Allende transcendia o pensamento de sua época. Enquanto a Guerra Fria dividia o mundo e as empresas norte-americanas haviam espoliado nossas riquezas básicas, o Presidente pode comprometer a toda a classe política na nacionalização das minas de cobre, mediante uma lei no Parlamento. Por outro lado, enquanto a revolução cubana levava as juventudes latino-americanas a adotar a luta armada para transformar as estruturas oligárquicas, Allende insistia em substituir o capitalismo pelo socialismo sem violência, mediante o exercício pleno das liberdades democráticas e o respeito aos direitos humanos. Transformar radicalmente, mas no marco das instituições vigentes: essa era sua consigna e convicção.

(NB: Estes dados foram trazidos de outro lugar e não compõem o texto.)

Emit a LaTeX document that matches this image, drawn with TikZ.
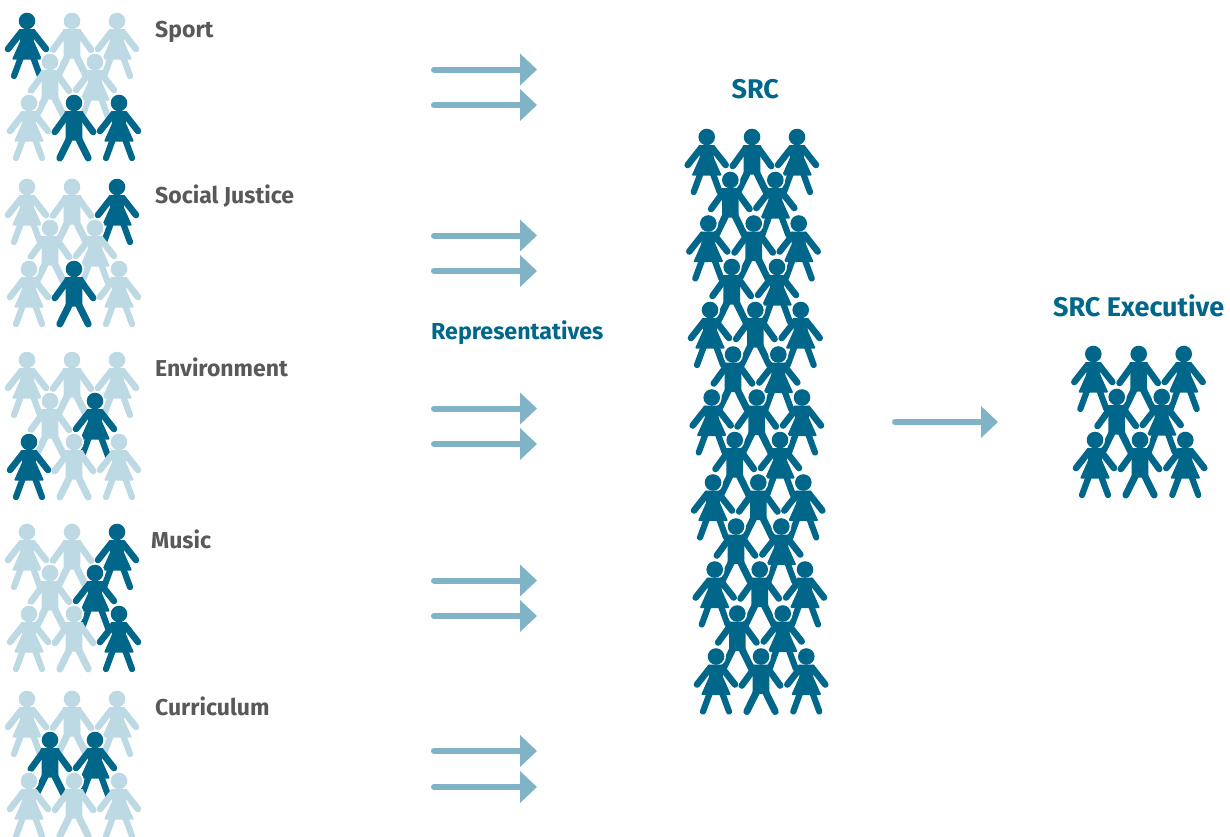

No Pleno Nacional do PS, em 18 de março de 1972, quando os socialistas endurecem suas posturas, o Presidente Allende chama à razão. Rejeita os conceitos leninistas ortodoxos sobre o Estado, desdobrando argumentos teóricos e práticos sobre a via chilena ao socialismo: "Não está na destruição, na quebra violenta do aparato estatal o caminho que a revolução chilena tem pela frente. O caminho que o povo chileno abriu, ao longo de várias gerações de luta, leva nestes momentos a aproveitar as condições criadas por nossa história para substituir o vigente regime institucional, de fundamento capitalista, por outro diferente, que se adeque à nova realidade social do Chile”.

Allende foi perseverante em sua luta pela transformação e em defesa da democracia. Construir uma nova sociedade em que se redistribuísse o poder, se multiplicava o pluralismo, as liberdades individuais, as eleições, mas com os mesmos direitos para todos e na qual os trabalhadores participassem nas decisões do país. Por isso é que durante o governo de Salvador Allende a democracia e as liberdades públicas se potencializaram como nunca antes havia acontecido na história republicana.

Lamentavelmente, as transformações em favor da igualdade, participação e liberdade que caracterizaram o governo de Allende terminaram abruptamente. O golpe de 11 de setembro foi realizado com a força das armas dos militares; mas promovido, organizado e financiado pela direita política e econômica, assim como por grande parte do Partido Democrata Cristão e a inevitável Central de Inteligência Americana. O golpe não foi só militar, mas civil-militar, com um papel destacado dos economistas, sob a tutela intelectual de Milton Friedman e Arnold Harberger, que elaboraram o programa econômico de governo de Pinochet, caracterizado pelo mais extremo neoliberalismo.

Assim as coisas, a partir do golpe, se instauram no país um sistema político excludente (com a Constituição de 1980) e um modelo econômico de desigualdades que fizeram retroceder nosso país em muitas décadas. O aumento do crescimento não pode esconder que durante os últimos quarenta anos, unos poucos grupos monopolizaram a riqueza que produzem todos os chilenos. As desigualdades na saúde, na educação e na previdência social se manifestam diariamente nas filas dos hospitais, na deterioração das escolas, em universidades que educam na ignorância e em uma imprensa que informa só o que interessa à classe dominante para sua reprodução. O poder econômico e político concentrado em uma minoria converteu nosso país em um sistema oligárquico.

Resulta uma comédia que a mesma geração, comprometida com o processo de transformações que impulsionou Salvador Allende, tenha aceitado administrar disciplinadamente o modelo econômico e o regime político instalado pelo governo de Pinochet. Isso revela que a responsabilidade para assumir as transformações, que demanda a cidadania, se encontra na juventude atual, a que já abriu o caminho com os protestos de 2011. Allende, o democrata e o revolucionário, o anunciou em seu discurso de despedida.

*Roberto Pizarro é economista e ex-ministro do presidente chileno Eduardo Frei. Foi reitor da Universidad Academia de Humanismo Cristiano.